Efficient geodesics in the curve complex and their dot graphs

TL;DR

This paper studies the geometric structure of efficient geodesics in the curve complex of a surface, revealing that their dot graphs are contained within a spindle shape, which influences the coordinate behavior of associated curves.

Contribution

It provides a detailed analysis of the shape of dot graphs for efficient geodesics, showing they are contained within a spindle shape, enhancing understanding of curve intersection patterns.

Findings

Dot graphs of efficient geodesics are contained within a spindle shape.

Shape of dot graphs influences the coordinate behavior of curves.

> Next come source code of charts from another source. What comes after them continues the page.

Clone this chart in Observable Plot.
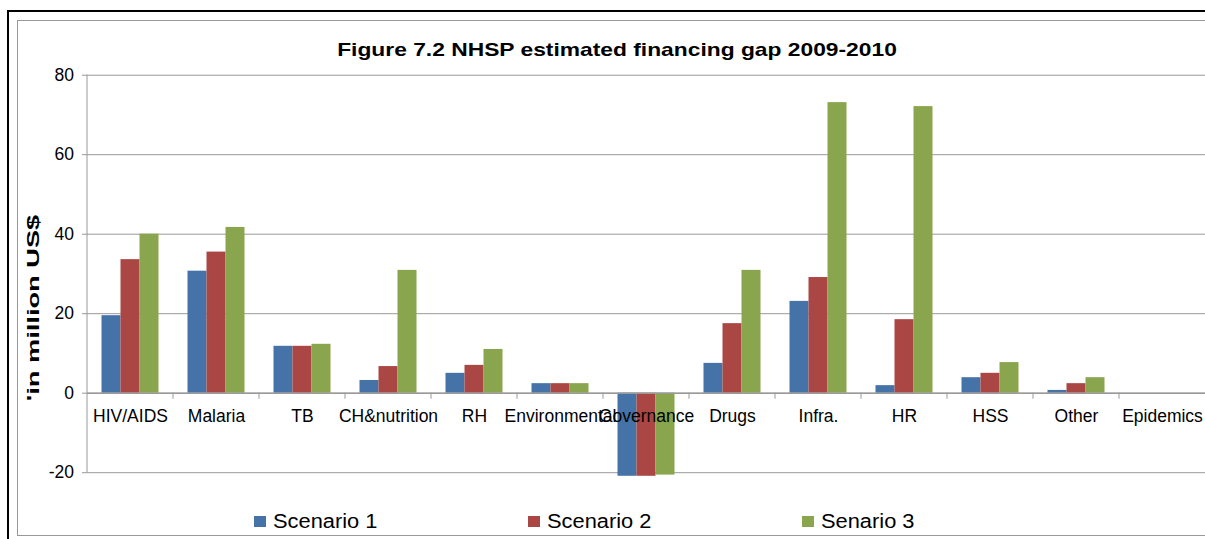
<!DOCTYPE html>
<html>
<head>
<meta charset="utf-8">
<script src="https://cdn.jsdelivr.net/npm/d3@7"></script>
<script src="https://cdn.jsdelivr.net/npm/@observablehq/plot@0.6"></script>
<style>
  html, body { margin: 0; padding: 0; background: #fff; overflow: hidden; width: 1205px; height: 539px; }
  #wrap { position: relative; width: 1205px; height: 539px; overflow: hidden; font-family: "Liberation Sans", Arial, sans-serif; color: #000; }
  .abs { position: absolute; }
  #chart { width: 1210px; height: 539px; }
  #chart svg { max-width: none !important; }
  #title { left: 617px; top: 40px; font-size: 19px; line-height: 19px; font-weight: bold; white-space: nowrap; transform: translateX(-50%) scaleX(1.2); }
  #ylabel { left: 33px; top: 308px; font-size: 16.5px; line-height: 16px; font-weight: bold; white-space: nowrap; transform: translate(-50%, -50%) rotate(-90deg) scaleX(1.65); }
  .leg-sw { width: 12px; height: 11px; }
  .leg-tx { font-size: 19.5px; line-height: 20px; white-space: nowrap; transform-origin: left top; transform: scaleX(1.12); }
</style>
</head>
<body>
<div id="wrap">
  <div class="abs" style="left:7px;top:10px;width:2px;height:540px;background:#000;"></div>
  <div class="abs" style="left:7px;top:10px;width:1210px;height:2px;background:#000;"></div>
  <div class="abs" style="left:17px;top:20px;width:1px;height:516px;background:#999;"></div>
  <div class="abs" style="left:17px;top:20px;width:1200px;height:1px;background:#999;"></div>
  <div class="abs" style="left:17px;top:535px;width:1200px;height:1px;background:#999;"></div>
  <div id="chart" class="abs" style="left:0;top:0;"></div>
  <div id="title" class="abs"></div>
  <div id="ylabel" class="abs"></div>
  <div id="legend"></div>
</div>
<script>
const titleText = "Figure 7.2 NHSP estimated financing gap 2009-2010";
const yLabel = "'in million US$";
const categories = ["HIV/AIDS", "Malaria", "TB", "CH&nutrition", "RH", "Environmental", "Governance", "Drugs", "Infra.", "HR", "HSS", "Other", "Epidemics"];
const series = ["Scenario 1", "Scenario 2", "Senario 3"];
const scenario1 = [19.5, 30.7, 11.8, 3.2, 5.0, 2.4, -20.9, 7.5, 23.1, 1.9, 3.9, 0.7, 0];
const scenario2 = [33.6, 35.5, 11.8, 6.7, 7.0, 2.4, -20.9, 17.5, 29.1, 18.5, 5.0, 2.4, 0];
const scenario3 = [40.0, 41.7, 12.3, 30.9, 11.0, 2.4, -20.6, 30.9, 73.1, 72.1, 7.7, 3.9, 0];
const colors = ["#4572A7", "#AA4643", "#89A54E"];
const yTicks = [-20, 0, 20, 40, 60, 80];
const yTickLabels = ["-20", "0", "20", "40", "60", "80"];

const valuesBySeries = [scenario1, scenario2, scenario3];
const data = categories.flatMap((c, i) => series.map((s, j) => ({category: c, series: s, value: valuesBySeries[j][i]})));

const font = "'Liberation Sans', Arial, sans-serif";
const chart = Plot.plot({
  width: 1210,
  height: 539,
  marginLeft: 85.5,
  marginRight: 4,
  marginTop: 74.7,
  marginBottom: 66.8,
  style: {fontFamily: font, fontSize: "17.5px", color: "#000", background: "transparent", overflow: "visible", maxWidth: "none"},
  fx: {domain: categories, padding: 0, axis: null},
  x: {domain: series, paddingInner: 0, paddingOuter: 0.655, axis: null},
  y: {domain: [-20, 80]},
  color: {domain: series, range: colors},
  marks: [
    Plot.ruleY(yTicks, {stroke: "#999", strokeWidth: 1}),
    Plot.barY(data, {fx: "category", x: "series", y: "value", fill: "series"}),
    Plot.ruleY([0], {stroke: "#999", strokeWidth: 1.5}),
    Plot.text(categories, {fx: d => d, y: d => 0, text: d => d, dy: 23, fontSize: 17.5, fill: "#000"}),
    Plot.axisY({ticks: yTicks, tickSize: 5, tickPadding: 8.5, fontSize: 17.5, stroke: "#999", fill: "#000", label: null,
      tickFormat: d => yTickLabels[yTicks.indexOf(d)]})
  ]
});
document.getElementById("chart").appendChild(chart);

// axis line and category tick marks drawn from the plot's own scales
const fx = chart.scale("fx");
const y = chart.scale("y");
const svg = d3.select(chart);
const g = svg.append("g").attr("stroke", "#999").attr("stroke-width", 1);
const x0 = fx.apply(categories[0]);
g.append("line").attr("x1", x0).attr("x2", x0).attr("y1", y.apply(80)).attr("y2", y.apply(-20));
categories.slice(1).forEach(c => {
  const xx = fx.apply(c);
  g.append("line").attr("x1", xx).attr("x2", xx).attr("y1", y.apply(0)).attr("y2", y.apply(0) + 6);
});

document.getElementById("title").textContent = titleText;
document.getElementById("ylabel").textContent = yLabel;

const legend = document.getElementById("legend");
series.forEach((s, i) => {
  const left = 254 + i * 274;
  const sw = document.createElement("div");
  sw.className = "abs leg-sw";
  sw.style.left = left + "px";
  sw.style.top = "516px";
  sw.style.background = colors[i];
  legend.appendChild(sw);
  const tx = document.createElement("div");
  tx.className = "abs leg-tx";
  tx.style.left = (left + 19) + "px";
  tx.style.top = "510.5px";
  tx.textContent = s;
  legend.appendChild(tx);
});
</script>
</body>
</html>
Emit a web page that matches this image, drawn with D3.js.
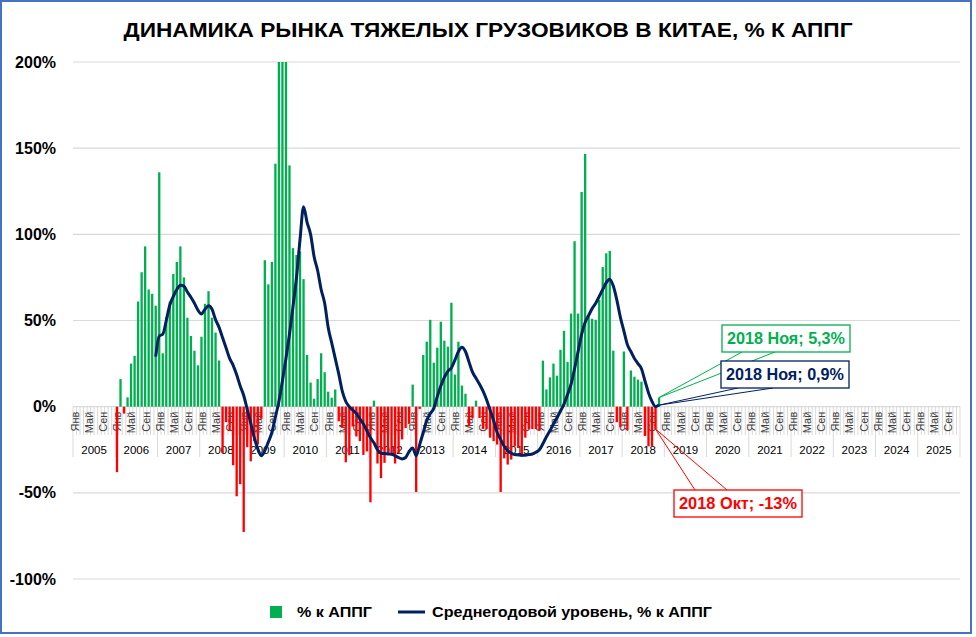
<!DOCTYPE html>
<html><head><meta charset="utf-8">
<script src="https://cdn.jsdelivr.net/npm/d3@7"></script>
<style>body{margin:0;background:#fff} svg{display:block;font-family:"Liberation Sans",Arial,sans-serif}</style>
</head><body><svg id="c" width="976" height="637"></svg>
<script>
const firstYear = 2005, lastYear = 2025;
const monthNames = ["Янв","Фев","Мар","Апр","Май","Июн","Июл","Авг","Сен","Окт","Ноя","Дек"];
const shownMonths = ["Янв","Май","Сен"];
const yTicks = [-100, -50, 0, 50, 100, 150, 200];
const titleText = "ДИНАМИКА РЫНКА ТЯЖЕЛЫХ ГРУЗОВИКОВ В КИТАЕ, % К АППГ";
const barLabel = "% к АППГ";
const avgLabel = "Среднегодовой уровень, % к АППГ";

// monthly growth, % YoY, from Jan 2006
const barStart = 12;
const barValues = [
  -38, 16, -4, 5.4, 25, 29.5, 61, 78, 93, 68, 65.5, 58.6,        // 2006
  136, 31, 52, 61, 77, 84, 93, 75, 51.6, 41, 32.5, 24,           // 2007
  40.6, 59.7, 67, 51.6, 43, 26.8, -27, -9, -14, -34, -52, -45,   // 2008
  -72.7, -23.5, -31.7, -20, -22, -7, 85, 71, 84, 141, 215, 250,  // 2009
  230, 140, 92, 88, 90, 74, 30, 14, 4.6, 16, 31, 20,             // 2010
  8.7, 5.2, 10, -8.5, -12.4, -32.3, -28.2, -11.5, -17.3, -20, -28, -26, // 2011
  -55.5, 3.5, -33, -41.5, -32.6, -28, -27.4, -33, -27, -19, -12.4, -10, // 2012
  12.8, -49.5, -1.3, 30, 37.7, 50.4, 25.5, 34.2, 49.3, 38.3, 34.8, 60.3, // 2013
  18.6, 37.7, 12.2, 7.5, -11.4, -6.6, 3.5, -6.6, -13, -13, -18, -20,    // 2014
  -22, -49.5, -30, -33.6, -30.7, -23, -24, -29, -18, -13, -13, -13,     // 2015
  -14, 26.7, 10, 17, 25, 18, 33, 44, 26, 54, 96, 54,                    // 2016
  124.6, 146.7, 52, 51, 50.4, 62, 81, 89, 90.4, 32.5, -9, -12,          // 2017
  32, -13.7, 21, 17.4, 15.7, 14.5, -17, -23, -23, -13, 5.3              // 2018
];
// average annual level, % YoY, from Dec 2006
const avgStart = 23;
const avgValues = [
  29,
  41, 42, 50, 59, 64, 68, 70.5, 70, 66.5, 63.5, 60, 56,
  53.8, 56.5, 58.5, 56.5, 50.5, 46, 40, 34, 28, 24, 18.5, 12,
  6.5, -1.5, -9.5, -18, -24.5, -28.5, -25.5, -20.5, -15, -6, 3, 15,
  28, 42, 58, 75, 97, 116, 107, 100, 87, 79, 68, 60,
  46, 37, 28, 19, 9, 3, 0, -2, -4, -7, -10, -14,
  -18, -21, -25, -27, -27.2, -27.4, -27.6, -28.5, -29.5, -30.3, -29.5, -26,
  -24, -28.5, -22, -15, -8, -4, -1, 6, 12, 17, 20.5, 22.5,
  27, 32, 34.5, 32, 26, 20, 16.5, 13, 9, 4, -2, -8,
  -15, -19, -23, -25.5, -27, -27.8, -28, -28.2, -28.2, -27.8, -27.5, -26.5,
  -25, -21.5, -17.5, -14, -10, -6.5, -2.5, 1.5, 7, 13, 22, 32,
  42, 49, 53, 57, 60, 64, 68, 72, 74, 70, 62, 52,
  44, 36, 32, 28, 25, 22, 15, 8, 3, 0, 0.9
];
// annotations
const noteBar = {label: "2018 Ноя; 5,3%", index: 166, value: 5.3};
const noteAvg = {label: "2018 Ноя; 0,9%", index: 166, value: 0.9};
const noteNeg = {label: "2018 Окт; -13%", index: 165, value: -13};

const GREEN = "#00b050", RED = "#ff0000", NAVY = "#002060";
const svg = d3.select("#c");

const cats = [];
d3.range(firstYear, lastYear + 1).forEach(y => monthNames.forEach((m, k) => cats.push({year: y, month: m, k})));

const left = 73, right = 960;
const pad = 0.34;
const x = d3.scaleBand().domain(d3.range(cats.length)).range([left, right]).paddingInner(pad).paddingOuter(pad / 2);
const step = x.step();
const y = d3.scaleLinear().domain([-100, 200]).range([579, 62]).clamp(true);
const y0 = y(0);

// border
svg.append("rect").attr("x", 1).attr("y", 1).attr("width", 970).attr("height", 632)
  .attr("fill", "#fff").attr("stroke", "#4472c4").attr("stroke-width", 2);

// title
svg.append("text").attr("x", 488).attr("y", 37).attr("text-anchor", "middle")
  .attr("font-size", 21).attr("font-weight", "bold").attr("fill", "#000")
  .attr("textLength", 729).attr("lengthAdjust", "spacingAndGlyphs").text(titleText);

// gridlines
svg.append("g").selectAll("line").data(yTicks).join("line")
  .attr("x1", left).attr("x2", right).attr("y1", d => y(d)).attr("y2", d => y(d))
  .attr("stroke", "#d9d9d9").attr("stroke-width", 1.2);

// y axis
const ya = svg.append("g").attr("transform", `translate(${left},0)`)
  .call(d3.axisLeft(y).tickValues(yTicks).tickFormat(d => d + "%").tickSize(0).tickPadding(17));
ya.select(".domain").remove();
ya.selectAll("text").attr("font-size", 16).attr("font-weight", "bold").attr("fill", "#000")
  .attr("font-family", "Liberation Sans, Arial, sans-serif");

// category axis: month tick lines and year separators
const cax = svg.append("g");
cax.selectAll("line.m").data(d3.range(cats.length + 1)).join("line")
  .attr("x1", k => left + k * step).attr("x2", k => left + k * step)
  .attr("y1", y0).attr("y2", k => k % 12 === 0 ? 457 : 435)
  .attr("stroke", "#d9d9d9").attr("stroke-width", 1);
cax.selectAll("text.m").data(cats.map((c, i) => ({...c, i})).filter(c => shownMonths.includes(c.month)))
  .join("text")
  .attr("transform", c => `translate(${x(c.i) + x.bandwidth() / 2 + 0.5},${y0 + 5}) rotate(-90)`)
  .attr("text-anchor", "end").attr("dy", "0.35em")
  .attr("font-size", 11).attr("fill", "#404040").text(c => c.month);
cax.selectAll("text.y").data(d3.range(firstYear, lastYear + 1)).join("text")
  .attr("x", (yr, j) => left + (j * 12 + 6) * step).attr("y", 454)
  .attr("text-anchor", "middle").attr("font-size", 11.5).attr("fill", "#000").text(yr => yr);

// bars
const bars = barValues.map((v, j) => ({i: barStart + j, v}));
svg.append("g").selectAll("rect").data(bars).join("rect")
  .attr("x", d => x(d.i)).attr("width", x.bandwidth())
  .attr("y", d => Math.min(y(d.v), y0)).attr("height", d => Math.abs(y(d.v) - y0))
  .attr("fill", d => d.v >= 0 ? GREEN : RED);

// average line
const avg = avgValues.map((v, j) => ({i: avgStart + j, v}));
svg.append("path").datum(avg)
  .attr("d", d3.line().x(d => x(d.i) + x.bandwidth() / 2).y(d => y(d.v)).curve(d3.curveMonotoneX))
  .attr("fill", "none").attr("stroke", NAVY).attr("stroke-width", 3).attr("stroke-linejoin", "round");

// callouts
function callout(note, color, box, wedge, tip) {
  const g = svg.append("g");
  g.append("line").attr("x1", wedge[0][0]).attr("y1", wedge[0][1]).attr("x2", tip[0]).attr("y2", tip[1])
    .attr("stroke", color).attr("stroke-width", 1);
  g.append("line").attr("x1", wedge[1][0]).attr("y1", wedge[1][1]).attr("x2", tip[0]).attr("y2", tip[1])
    .attr("stroke", color).attr("stroke-width", 1);
  g.append("rect").attr("x", box.x).attr("y", box.y).attr("width", box.w).attr("height", box.h)
    .attr("fill", "#fff").attr("stroke", color).attr("stroke-width", 1.3);
  g.append("text").attr("x", box.x + box.w / 2).attr("y", box.y + box.h / 2).attr("dy", "0.36em")
    .attr("text-anchor", "middle").attr("font-size", 16.5).attr("font-weight", "bold").attr("fill", color)
    .attr("textLength", box.w - 10).attr("lengthAdjust", "spacingAndGlyphs").text(note.label);
}
const cx = n => x(n.index) + x.bandwidth() / 2;
callout(noteBar, GREEN, {x: 722, y: 325, w: 128, h: 27}, [[742, 352], [775, 352]], [cx(noteBar), y(noteBar.value)]);
callout(noteAvg, NAVY, {x: 721, y: 361, w: 128, h: 27}, [[738, 388], [773, 388]], [cx(noteAvg), y(noteAvg.value)]);
callout(noteNeg, RED, {x: 674, y: 490, w: 128, h: 27}, [[695, 490], [727, 490]], [cx(noteNeg), y(noteNeg.value)]);

// legend
const lg = svg.append("g");
lg.append("rect").attr("x", 270).attr("y", 606).attr("width", 12).attr("height", 12).attr("fill", GREEN);
lg.append("text").attr("x", 297).attr("y", 612).attr("dy", "0.35em").attr("font-size", 15).attr("font-weight", "bold")
  .attr("textLength", 75).attr("lengthAdjust", "spacingAndGlyphs").text(barLabel);
lg.append("line").attr("x1", 398).attr("x2", 425).attr("y1", 612).attr("y2", 612)
  .attr("stroke", NAVY).attr("stroke-width", 3);
lg.append("text").attr("x", 432).attr("y", 612).attr("dy", "0.35em").attr("font-size", 15).attr("font-weight", "bold")
  .attr("textLength", 280).attr("lengthAdjust", "spacingAndGlyphs").text(avgLabel);
</script></body></html>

Provides a geometric characterization of efficient geodesics in the curve complex.

Abstract

For the complex of curves of a closed orientable surface of genus $g$, $\mathcal{C}(S_{g>1})$, the notion of efficient geodesic in was introduced in arXiv:1408.4133. There it was established that there always exists (finitely many) efficient geodesics between any two vertices, $ v_{\alpha} , v_{\beta} \in \mathcal{C}(S_g)$, representing homotopy classes of simple closed curves, $\alpha , \beta \subset S_g$. The main tool for used in establishing the existence of efficient geodesic was a dot graph, a booking scheme for recording the intersection pattern of a reference arc, $\gamma \subset S_g$, with the simple closed curves associated with the vertices of geodesic path in the zero skeleton, $\mathcal{C}^0(S_g)$. In particular, for an efficient geodesic between $v_\alpha $ and $v_\beta$ of length $d \geq 3$, it was shown that any curve corresponding to the vertex that is distance one from $v_\alpha$ intersects any $\gamma$ at most $d -2$ times. In this note we make a more expansive study of the characterizing "shape" of the dot graphs over the entire set of vertices in an efficient geodesic edge-path. The key take away of this study is that the shape of a dot graph for any efficient geodesic is contained within a spindle shape region. Since the Nielson-Thurston coordinates of any curve on $S_g$ are directly derived from its intersection number with finitely many reference arcs, spindle shaped dot graphs control the coordinate behavior of curves associated with the vertices of an efficient geodesic.